Which brings us back to God, doesn’t it? Because without God against whom pride mounts its offensive, on what grounds are we to object to the self-centered self? Remove the ultimate sanction against sin, and what are you left with? On whose side are you then standing? It’s pretty clear, isn’t it? You are on the side of the one who was the first to fall, “the proud angel,” St. Augustine calls him, “who turned from God to himself, not wishing to be a subject, but to rejoice like a tyrant in having subjects of his own.” Who, by his refusal to obey, and thus to live happily with God in Heaven, now reigns in misery amid the everlasting fires of Hell.
“Pride goeth before destruction,” we are told in Proverbs 16:18, “and a haughty spirit before a Fall.” In what precisely, then, does the Fall consist, whether of the angels or men, but of the sin of disobedience whereby the creature substitutes himself for the Creator. And since creation implies something coming out of nothing, it follows that we owe God everything, most especially owing to an existence none of us could ever himself give.
“Do you know, daughter,” asks God of St.

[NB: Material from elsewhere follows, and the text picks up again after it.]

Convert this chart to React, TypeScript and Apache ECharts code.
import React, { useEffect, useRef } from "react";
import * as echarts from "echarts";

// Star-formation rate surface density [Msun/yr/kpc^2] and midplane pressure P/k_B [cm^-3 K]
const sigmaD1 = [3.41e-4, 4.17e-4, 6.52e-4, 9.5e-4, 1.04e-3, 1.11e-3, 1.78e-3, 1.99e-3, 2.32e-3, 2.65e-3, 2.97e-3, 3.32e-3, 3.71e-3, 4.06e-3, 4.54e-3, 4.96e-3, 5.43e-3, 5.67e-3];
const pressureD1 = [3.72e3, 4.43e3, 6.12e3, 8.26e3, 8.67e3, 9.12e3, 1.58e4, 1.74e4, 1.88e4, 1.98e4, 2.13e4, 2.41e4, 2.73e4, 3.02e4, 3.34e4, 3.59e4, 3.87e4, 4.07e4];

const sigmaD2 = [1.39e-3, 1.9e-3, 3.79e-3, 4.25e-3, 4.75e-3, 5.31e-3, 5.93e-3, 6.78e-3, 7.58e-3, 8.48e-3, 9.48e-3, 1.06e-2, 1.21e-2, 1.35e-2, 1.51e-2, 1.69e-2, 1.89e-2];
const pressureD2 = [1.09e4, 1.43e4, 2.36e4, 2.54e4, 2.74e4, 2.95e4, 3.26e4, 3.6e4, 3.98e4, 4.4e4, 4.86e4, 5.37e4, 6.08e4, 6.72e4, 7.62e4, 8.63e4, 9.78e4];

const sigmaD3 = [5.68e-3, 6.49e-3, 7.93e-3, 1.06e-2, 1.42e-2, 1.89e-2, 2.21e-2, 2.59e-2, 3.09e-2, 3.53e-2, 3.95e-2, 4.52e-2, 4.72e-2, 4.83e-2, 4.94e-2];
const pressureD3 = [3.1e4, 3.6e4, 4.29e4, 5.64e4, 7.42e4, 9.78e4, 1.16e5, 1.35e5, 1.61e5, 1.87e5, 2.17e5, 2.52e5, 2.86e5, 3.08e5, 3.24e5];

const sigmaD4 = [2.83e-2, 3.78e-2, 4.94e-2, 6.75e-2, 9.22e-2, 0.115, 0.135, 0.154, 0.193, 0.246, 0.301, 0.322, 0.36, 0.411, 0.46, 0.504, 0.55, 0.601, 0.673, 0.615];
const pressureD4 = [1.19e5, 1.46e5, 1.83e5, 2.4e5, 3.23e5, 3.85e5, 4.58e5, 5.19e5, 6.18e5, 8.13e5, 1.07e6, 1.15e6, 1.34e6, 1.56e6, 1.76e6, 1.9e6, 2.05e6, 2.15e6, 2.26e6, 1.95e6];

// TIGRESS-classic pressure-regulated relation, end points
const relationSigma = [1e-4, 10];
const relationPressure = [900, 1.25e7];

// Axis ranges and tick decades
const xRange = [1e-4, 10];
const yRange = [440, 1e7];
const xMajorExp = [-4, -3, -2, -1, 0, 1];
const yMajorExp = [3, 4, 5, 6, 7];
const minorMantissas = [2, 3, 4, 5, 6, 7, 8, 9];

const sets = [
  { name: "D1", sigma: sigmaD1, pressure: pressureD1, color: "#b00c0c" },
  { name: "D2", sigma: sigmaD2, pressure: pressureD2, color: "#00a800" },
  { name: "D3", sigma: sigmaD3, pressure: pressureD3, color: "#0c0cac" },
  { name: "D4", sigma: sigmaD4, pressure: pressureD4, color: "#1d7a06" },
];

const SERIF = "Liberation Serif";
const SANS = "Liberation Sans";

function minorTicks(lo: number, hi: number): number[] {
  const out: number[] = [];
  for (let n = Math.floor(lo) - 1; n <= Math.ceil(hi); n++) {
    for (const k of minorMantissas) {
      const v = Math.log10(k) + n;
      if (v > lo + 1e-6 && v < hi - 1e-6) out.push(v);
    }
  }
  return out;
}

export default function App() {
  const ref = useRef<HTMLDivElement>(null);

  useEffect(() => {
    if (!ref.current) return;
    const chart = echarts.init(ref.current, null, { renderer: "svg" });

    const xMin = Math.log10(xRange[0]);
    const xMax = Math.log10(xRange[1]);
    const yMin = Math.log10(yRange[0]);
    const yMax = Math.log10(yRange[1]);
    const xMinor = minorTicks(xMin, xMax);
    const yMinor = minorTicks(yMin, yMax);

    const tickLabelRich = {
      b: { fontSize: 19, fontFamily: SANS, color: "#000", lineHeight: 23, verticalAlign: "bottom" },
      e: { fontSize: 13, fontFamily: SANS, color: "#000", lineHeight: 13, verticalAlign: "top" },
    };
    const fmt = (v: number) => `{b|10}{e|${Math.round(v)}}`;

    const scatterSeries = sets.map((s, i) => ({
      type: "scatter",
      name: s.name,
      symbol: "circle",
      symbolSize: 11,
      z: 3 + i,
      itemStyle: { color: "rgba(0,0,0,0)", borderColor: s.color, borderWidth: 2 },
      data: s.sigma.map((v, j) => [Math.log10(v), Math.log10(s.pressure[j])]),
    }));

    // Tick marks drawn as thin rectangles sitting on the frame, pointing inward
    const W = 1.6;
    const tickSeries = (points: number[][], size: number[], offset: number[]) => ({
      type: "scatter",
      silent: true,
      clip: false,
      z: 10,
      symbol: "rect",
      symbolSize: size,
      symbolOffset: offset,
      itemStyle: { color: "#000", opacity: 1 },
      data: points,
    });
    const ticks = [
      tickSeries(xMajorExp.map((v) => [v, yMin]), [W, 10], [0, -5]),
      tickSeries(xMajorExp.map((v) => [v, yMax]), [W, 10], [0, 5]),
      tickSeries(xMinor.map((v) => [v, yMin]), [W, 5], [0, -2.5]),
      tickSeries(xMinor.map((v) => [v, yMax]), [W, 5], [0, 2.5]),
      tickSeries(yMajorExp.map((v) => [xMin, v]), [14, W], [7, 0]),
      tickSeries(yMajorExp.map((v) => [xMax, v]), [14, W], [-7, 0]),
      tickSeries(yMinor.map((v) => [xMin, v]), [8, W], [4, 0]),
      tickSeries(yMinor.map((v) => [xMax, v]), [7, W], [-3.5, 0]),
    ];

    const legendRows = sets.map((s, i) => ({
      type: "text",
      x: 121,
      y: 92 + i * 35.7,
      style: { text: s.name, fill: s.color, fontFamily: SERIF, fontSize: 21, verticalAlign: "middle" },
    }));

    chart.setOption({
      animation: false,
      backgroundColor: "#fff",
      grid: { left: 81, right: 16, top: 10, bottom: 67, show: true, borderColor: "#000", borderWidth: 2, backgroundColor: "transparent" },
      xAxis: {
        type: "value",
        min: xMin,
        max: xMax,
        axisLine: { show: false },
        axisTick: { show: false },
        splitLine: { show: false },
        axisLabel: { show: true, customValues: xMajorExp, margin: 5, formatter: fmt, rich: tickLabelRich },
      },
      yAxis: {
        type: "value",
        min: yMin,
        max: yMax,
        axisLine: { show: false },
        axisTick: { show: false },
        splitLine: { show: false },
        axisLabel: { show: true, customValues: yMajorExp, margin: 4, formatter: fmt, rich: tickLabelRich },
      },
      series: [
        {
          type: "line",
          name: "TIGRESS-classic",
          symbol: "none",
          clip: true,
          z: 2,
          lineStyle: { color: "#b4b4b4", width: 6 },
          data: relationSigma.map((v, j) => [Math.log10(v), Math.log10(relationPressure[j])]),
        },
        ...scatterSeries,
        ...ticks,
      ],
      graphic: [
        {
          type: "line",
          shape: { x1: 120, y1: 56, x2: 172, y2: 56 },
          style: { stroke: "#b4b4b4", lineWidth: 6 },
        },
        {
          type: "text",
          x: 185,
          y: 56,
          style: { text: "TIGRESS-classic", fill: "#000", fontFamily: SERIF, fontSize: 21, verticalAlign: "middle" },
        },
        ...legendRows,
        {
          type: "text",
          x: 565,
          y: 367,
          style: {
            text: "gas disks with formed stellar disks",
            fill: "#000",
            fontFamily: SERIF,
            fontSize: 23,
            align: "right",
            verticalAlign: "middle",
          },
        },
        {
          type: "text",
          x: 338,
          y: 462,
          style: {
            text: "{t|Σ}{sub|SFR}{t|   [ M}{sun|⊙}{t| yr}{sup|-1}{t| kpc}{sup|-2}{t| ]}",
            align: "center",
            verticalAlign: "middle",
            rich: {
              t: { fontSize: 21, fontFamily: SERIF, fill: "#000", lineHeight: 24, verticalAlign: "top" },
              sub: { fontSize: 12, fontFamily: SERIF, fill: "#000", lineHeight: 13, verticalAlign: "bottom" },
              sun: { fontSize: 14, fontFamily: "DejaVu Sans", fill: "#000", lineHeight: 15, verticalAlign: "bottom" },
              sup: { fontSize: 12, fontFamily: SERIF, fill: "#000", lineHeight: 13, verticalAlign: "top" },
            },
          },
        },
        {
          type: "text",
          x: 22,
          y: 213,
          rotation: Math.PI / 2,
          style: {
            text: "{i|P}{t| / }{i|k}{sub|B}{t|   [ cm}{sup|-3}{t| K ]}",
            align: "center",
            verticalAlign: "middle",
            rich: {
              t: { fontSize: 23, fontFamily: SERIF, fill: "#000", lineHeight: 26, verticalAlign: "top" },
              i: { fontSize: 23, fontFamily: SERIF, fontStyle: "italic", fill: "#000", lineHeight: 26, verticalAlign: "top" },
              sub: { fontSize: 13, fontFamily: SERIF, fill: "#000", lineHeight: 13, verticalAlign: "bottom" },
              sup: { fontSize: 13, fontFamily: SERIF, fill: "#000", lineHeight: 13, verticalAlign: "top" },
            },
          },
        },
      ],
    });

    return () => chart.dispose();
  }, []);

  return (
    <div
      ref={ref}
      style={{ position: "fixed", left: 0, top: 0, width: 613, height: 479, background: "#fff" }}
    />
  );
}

Catherine of Siena, “who you are and who I am? If you know these two things, you have beatitude in your grasp. You are the one who is not, and I AM he who IS.”
To requite such a gift by remaining obedient hardly seems very much to ask of anyone. And does that not account for the special awfulness of the sin since it really was so easy to obey? I mean, the apple was not bad in itself, but only insofar as God had forbidden Adam and Eve to eat it.
And why would God do that? In order to instill the virtue of obedience as an operative principle among beings made in his image and likeness. The very virtue, adds Augustine, “which is, so to speak, the mother and guardian of all the virtues.” And if to obey is the most obvious and proper office of the creature, why not abstain from the forbidden fruit as something rather more delightful than merely dutiful? It’s not as if there were an absence of delicious fruit nearby.
Another great mystery, to be sure, but not for this essay.